** Begin Data shown **
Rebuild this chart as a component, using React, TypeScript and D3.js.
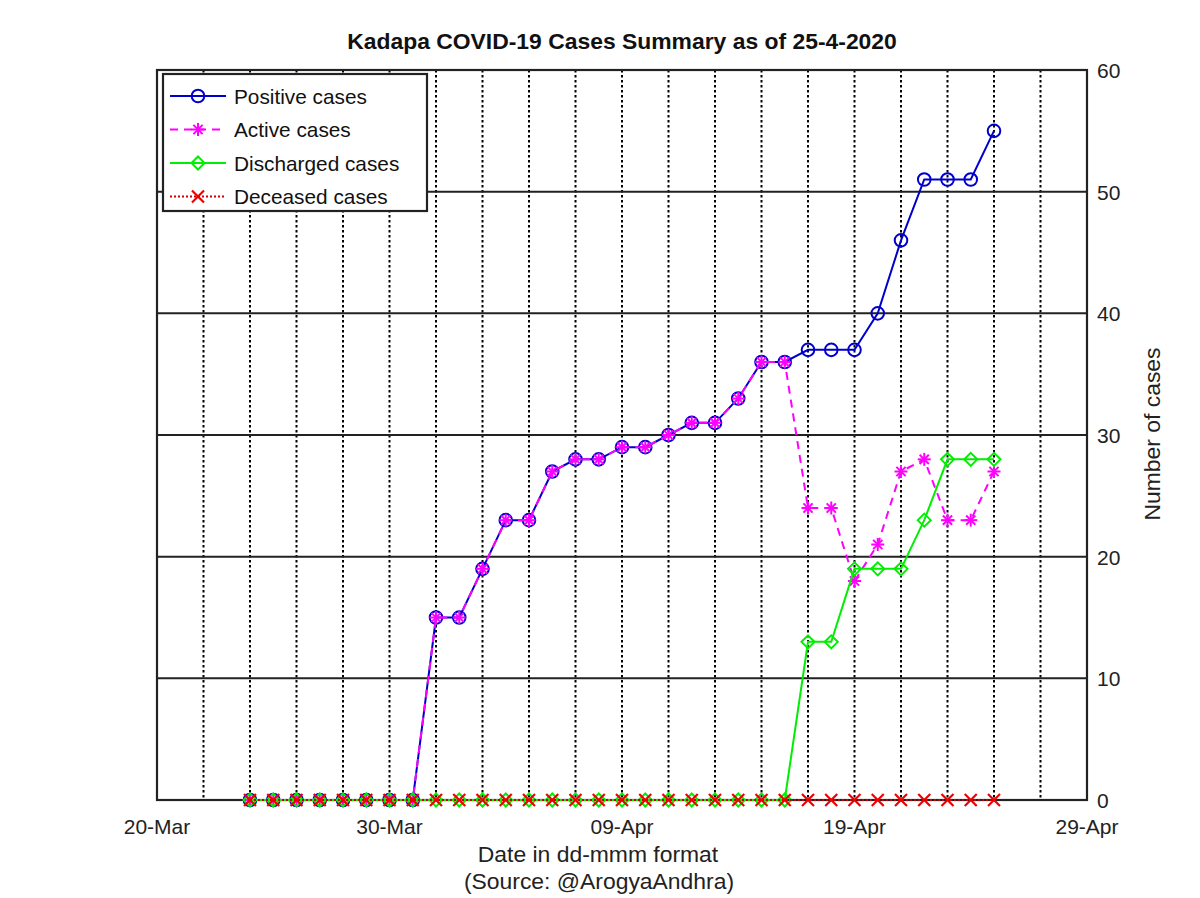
import React from "react";
import * as d3 from "d3";

const dates: string[] = [
  "2020-03-24","2020-03-25","2020-03-26","2020-03-27","2020-03-28","2020-03-29","2020-03-30","2020-03-31",
  "2020-04-01","2020-04-02","2020-04-03","2020-04-04","2020-04-05","2020-04-06","2020-04-07","2020-04-08",
  "2020-04-09","2020-04-10","2020-04-11","2020-04-12","2020-04-13","2020-04-14","2020-04-15","2020-04-16",
  "2020-04-17","2020-04-18","2020-04-19","2020-04-20","2020-04-21","2020-04-22","2020-04-23","2020-04-24","2020-04-25",
];
const positive: number[] = [0,0,0,0,0,0,0,0,15,15,19,23,23,27,28,28,29,29,30,31,31,33,36,36,37,37,37,40,46,51,51,51,55];
const active: number[] = [0,0,0,0,0,0,0,0,15,15,19,23,23,27,28,28,29,29,30,31,31,33,36,36,24,24,18,21,27,28,23,23,27];
const discharged: number[] = [0,0,0,0,0,0,0,0,0,0,0,0,0,0,0,0,0,0,0,0,0,0,0,0,13,13,19,19,19,23,28,28,28];
const deceased: number[] = [0,0,0,0,0,0,0,0,0,0,0,0,0,0,0,0,0,0,0,0,0,0,0,0,0,0,0,0,0,0,0,0,0];
const xTickLabels: string[] = ["2020-03-20","2020-03-30","2020-04-09","2020-04-19","2020-04-29"];
const yTicks: number[] = [0, 10, 20, 30, 40, 50, 60];

const W = 1200, H = 898;
const L = 157, R = 1087, T = 70, B = 800;
const FONT = "'Liberation Sans', Arial, Helvetica, sans-serif";

const parse = d3.timeParse("%Y-%m-%d");
const fmt = d3.timeFormat("%d-%b");

export default function App() {
  const x = d3.scaleTime().domain([parse("2020-03-20")!, parse("2020-04-29")!]).range([L, R]);
  const y = d3.scaleLinear().domain([0, 60]).range([B, T]);
  const xs = dates.map((d) => parse(d)!);
  const gridDays = d3.timeDay.range(parse("2020-03-22")!, parse("2020-04-29")!, 2);

  const line = (vals: number[]) =>
    d3.line<number>().x((_, i) => x(xs[i])).y((v) => y(v))(vals) || "";

  const SW = 2;
  const circle = (cx: number, cy: number, k: string) => (
    <circle key={k} cx={cx} cy={cy} r={6.3} fill="none" stroke="#0000cc" strokeWidth={SW} />
  );
  const star = (cx: number, cy: number, k: string) => {
    const s = 6.5, d = 4.6;
    return (
      <g key={k} stroke="#ff00ff" strokeWidth={SW}>
        <line x1={cx - s} y1={cy} x2={cx + s} y2={cy} />
        <line x1={cx} y1={cy - s} x2={cx} y2={cy + s} />
        <line x1={cx - d} y1={cy - d} x2={cx + d} y2={cy + d} />
        <line x1={cx - d} y1={cy + d} x2={cx + d} y2={cy - d} />
      </g>
    );
  };
  const diamond = (cx: number, cy: number, k: string) => {
    const s = 6.5;
    return (
      <polygon key={k} points={`${cx},${cy - s} ${cx + s},${cy} ${cx},${cy + s} ${cx - s},${cy}`}
        fill="none" stroke="#00ee00" strokeWidth={SW} />
    );
  };
  const cross = (cx: number, cy: number, k: string) => {
    const s = 6;
    return (
      <g key={k} stroke="#ee0000" strokeWidth={2.2}>
        <line x1={cx - s} y1={cy - s} x2={cx + s} y2={cy + s} />
        <line x1={cx - s} y1={cy + s} x2={cx + s} y2={cy - s} />
      </g>
    );
  };

  const series = [
    { name: "Positive cases", vals: positive, color: "#0000cc", dash: undefined as string | undefined, mk: circle },
    { name: "Active cases", vals: active, color: "#ff00ff", dash: "8,6", mk: star },
    { name: "Discharged cases", vals: discharged, color: "#00ee00", dash: undefined, mk: diamond },
    { name: "Deceased cases", vals: deceased, color: "#cc0000", dash: "2,2", mk: cross },
  ];

  return (
    <svg width={W} height={H} style={{ position: "absolute", left: 0, top: 0, background: "#fff" }}>
      <rect x={0} y={0} width={W} height={H} fill="#fff" />
      {/* grid */}
      {gridDays.map((d, i) => (
        <line key={"vg" + i} x1={x(d)} x2={x(d)} y1={T} y2={B} stroke="#000" strokeWidth={2} strokeDasharray="2.5,2.5" />
      ))}
      {yTicks.slice(1, -1).map((v) => (
        <line key={"hg" + v} x1={L} x2={R} y1={y(v)} y2={y(v)} stroke="#222" strokeWidth={2} />
      ))}
      {/* axes box */}
      <rect x={L} y={T} width={R - L} height={B - T} fill="none" stroke="#222" strokeWidth={2.2} />
      {/* y ticks on right */}
      {yTicks.map((v) => (
        <text key={"yt" + v} x={R + 10} y={y(v) + 8} fontFamily={FONT} fontSize={21} fill="#222">{v}</text>
      ))}
      {xTickLabels.map((s) => (
        <text key={"xt" + s} x={x(parse(s)!)} y={834} textAnchor="middle" fontFamily={FONT} fontSize={21} fill="#222">
          {fmt(parse(s)!)}
        </text>
      ))}
      {/* series */}
      {series.map((s) => (
        <g key={s.name}>
          <path d={line(s.vals)} fill="none" stroke={s.color} strokeWidth={SW} strokeDasharray={s.dash} />
          {s.vals.map((v, i) => s.mk(x(xs[i]), y(v), s.name + i))}
        </g>
      ))}
      {/* legend */}
      <rect x={163} y={74} width={264} height={137} fill="#fff" stroke="#222" strokeWidth={2.2} />
      {series.map((s, i) => {
        const ly = 96 + i * 33.5;
        return (
          <g key={"lg" + i}>
            <line x1={170} x2={226} y1={ly} y2={ly} stroke={s.color} strokeWidth={SW} strokeDasharray={s.dash} />
            {s.mk(198, ly, "lm" + i)}
            <text x={234} y={ly + 7.5} fontFamily={FONT} fontSize={20.8} fill="#111">{s.name}</text>
          </g>
        );
      })}
      {/* title & labels */}
      <text x={622} y={49} textAnchor="middle" fontFamily={FONT} fontSize={22.9} fontWeight="bold" fill="#111">
        Kadapa COVID-19 Cases Summary as of 25-4-2020
      </text>
      <text x={598} y={862} textAnchor="middle" fontFamily={FONT} fontSize={22.9} fill="#222">Date in dd-mmm format</text>
      <text x={599} y={889} textAnchor="middle" fontFamily={FONT} fontSize={22.9} fill="#222">(Source: @ArogyaAndhra)</text>
      <text transform="translate(1160,434) rotate(-90)" textAnchor="middle" fontFamily={FONT} fontSize={22.9} fill="#222">
        Number of cases
      </text>
    </svg>
  );
}
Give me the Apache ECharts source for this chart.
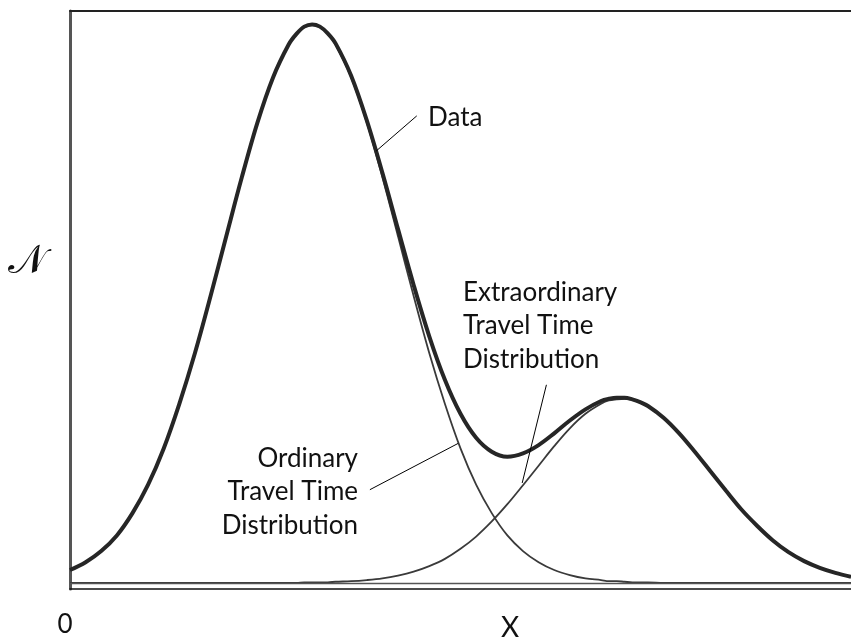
** End Data shown **
> _Task description_: Return to the listing above and set it down exactly, leaving out its pictures.

> _The response_:
Rebuild this chart as a component, using React, TypeScript and D3.js.
import React from "react";
import * as d3 from "d3";

const dates: string[] = [
  "2020-03-24","2020-03-25","2020-03-26","2020-03-27","2020-03-28","2020-03-29","2020-03-30","2020-03-31",
  "2020-04-01","2020-04-02","2020-04-03","2020-04-04","2020-04-05","2020-04-06","2020-04-07","2020-04-08",
  "2020-04-09","2020-04-10","2020-04-11","2020-04-12","2020-04-13","2020-04-14","2020-04-15","2020-04-16",
  "2020-04-17","2020-04-18","2020-04-19","2020-04-20","2020-04-21","2020-04-22","2020-04-23","2020-04-24","2020-04-25",
];
const positive: number[] = [0,0,0,0,0,0,0,0,15,15,19,23,23,27,28,28,29,29,30,31,31,33,36,36,37,37,37,40,46,51,51,51,55];
const active: number[] = [0,0,0,0,0,0,0,0,15,15,19,23,23,27,28,28,29,29,30,31,31,33,36,36,24,24,18,21,27,28,23,23,27];
const discharged: number[] = [0,0,0,0,0,0,0,0,0,0,0,0,0,0,0,0,0,0,0,0,0,0,0,0,13,13,19,19,19,23,28,28,28];
const deceased: number[] = [0,0,0,0,0,0,0,0,0,0,0,0,0,0,0,0,0,0,0,0,0,0,0,0,0,0,0,0,0,0,0,0,0];
const xTickLabels: string[] = ["2020-03-20","2020-03-30","2020-04-09","2020-04-19","2020-04-29"];
const yTicks: number[] = [0, 10, 20, 30, 40, 50, 60];

const W = 1200, H = 898;
const L = 157, R = 1087, T = 70, B = 800;
const FONT = "'Liberation Sans', Arial, Helvetica, sans-serif";

const parse = d3.timeParse("%Y-%m-%d");
const fmt = d3.timeFormat("%d-%b");

export default function App() {
  const x = d3.scaleTime().domain([parse("2020-03-20")!, parse("2020-04-29")!]).range([L, R]);
  const y = d3.scaleLinear().domain([0, 60]).range([B, T]);
  const xs = dates.map((d) => parse(d)!);
  const gridDays = d3.timeDay.range(parse("2020-03-22")!, parse("2020-04-29")!, 2);

  const line = (vals: number[]) =>
    d3.line<number>().x((_, i) => x(xs[i])).y((v) => y(v))(vals) || "";

  const SW = 2;
  const circle = (cx: number, cy: number, k: string) => (
    <circle key={k} cx={cx} cy={cy} r={6.3} fill="none" stroke="#0000cc" strokeWidth={SW} />
  );
  const star = (cx: number, cy: number, k: string) => {
    const s = 6.5, d = 4.6;
    return (
      <g key={k} stroke="#ff00ff" strokeWidth={SW}>
        <line x1={cx - s} y1={cy} x2={cx + s} y2={cy} />
        <line x1={cx} y1={cy - s} x2={cx} y2={cy + s} />
        <line x1={cx - d} y1={cy - d} x2={cx + d} y2={cy + d} />
        <line x1={cx - d} y1={cy + d} x2={cx + d} y2={cy - d} />
      </g>
    );
  };
  const diamond = (cx: number, cy: number, k: string) => {
    const s = 6.5;
    return (
      <polygon key={k} points={`${cx},${cy - s} ${cx + s},${cy} ${cx},${cy + s} ${cx - s},${cy}`}
        fill="none" stroke="#00ee00" strokeWidth={SW} />
    );
  };
  const cross = (cx: number, cy: number, k: string) => {
    const s = 6;
    return (
      <g key={k} stroke="#ee0000" strokeWidth={2.2}>
        <line x1={cx - s} y1={cy - s} x2={cx + s} y2={cy + s} />
        <line x1={cx - s} y1={cy + s} x2={cx + s} y2={cy - s} />
      </g>
    );
  };

  const series = [
    { name: "Positive cases", vals: positive, color: "#0000cc", dash: undefined as string | undefined, mk: circle },
    { name: "Active cases", vals: active, color: "#ff00ff", dash: "8,6", mk: star },
    { name: "Discharged cases", vals: discharged, color: "#00ee00", dash: undefined, mk: diamond },
    { name: "Deceased cases", vals: deceased, color: "#cc0000", dash: "2,2", mk: cross },
  ];

  return (
    <svg width={W} height={H} style={{ position: "absolute", left: 0, top: 0, background: "#fff" }}>
      <rect x={0} y={0} width={W} height={H} fill="#fff" />
      {/* grid */}
      {gridDays.map((d, i) => (
        <line key={"vg" + i} x1={x(d)} x2={x(d)} y1={T} y2={B} stroke="#000" strokeWidth={2} strokeDasharray="2.5,2.5" />
      ))}
      {yTicks.slice(1, -1).map((v) => (
        <line key={"hg" + v} x1={L} x2={R} y1={y(v)} y2={y(v)} stroke="#222" strokeWidth={2} />
      ))}
      {/* axes box */}
      <rect x={L} y={T} width={R - L} height={B - T} fill="none" stroke="#222" strokeWidth={2.2} />
      {/* y ticks on right */}
      {yTicks.map((v) => (
        <text key={"yt" + v} x={R + 10} y={y(v) + 8} fontFamily={FONT} fontSize={21} fill="#222">{v}</text>
      ))}
      {xTickLabels.map((s) => (
        <text key={"xt" + s} x={x(parse(s)!)} y={834} textAnchor="middle" fontFamily={FONT} fontSize={21} fill="#222">
          {fmt(parse(s)!)}
        </text>
      ))}
      {/* series */}
      {series.map((s) => (
        <g key={s.name}>
          <path d={line(s.vals)} fill="none" stroke={s.color} strokeWidth={SW} strokeDasharray={s.dash} />
          {s.vals.map((v, i) => s.mk(x(xs[i]), y(v), s.name + i))}
        </g>
      ))}
      {/* legend */}
      <rect x={163} y={74} width={264} height={137} fill="#fff" stroke="#222" strokeWidth={2.2} />
      {series.map((s, i) => {
        const ly = 96 + i * 33.5;
        return (
          <g key={"lg" + i}>
            <line x1={170} x2={226} y1={ly} y2={ly} stroke={s.color} strokeWidth={SW} strokeDasharray={s.dash} />
            {s.mk(198, ly, "lm" + i)}
            <text x={234} y={ly + 7.5} fontFamily={FONT} fontSize={20.8} fill="#111">{s.name}</text>
          </g>
        );
      })}
      {/* title & labels */}
      <text x={622} y={49} textAnchor="middle" fontFamily={FONT} fontSize={22.9} fontWeight="bold" fill="#111">
        Kadapa COVID-19 Cases Summary as of 25-4-2020
      </text>
      <text x={598} y={862} textAnchor="middle" fontFamily={FONT} fontSize={22.9} fill="#222">Date in dd-mmm format</text>
      <text x={599} y={889} textAnchor="middle" fontFamily={FONT} fontSize={22.9} fill="#222">(Source: @ArogyaAndhra)</text>
      <text transform="translate(1160,434) rotate(-90)" textAnchor="middle" fontFamily={FONT} fontSize={22.9} fill="#222">
        Number of cases
      </text>
    </svg>
  );
}
Give me the Apache ECharts source for this chart.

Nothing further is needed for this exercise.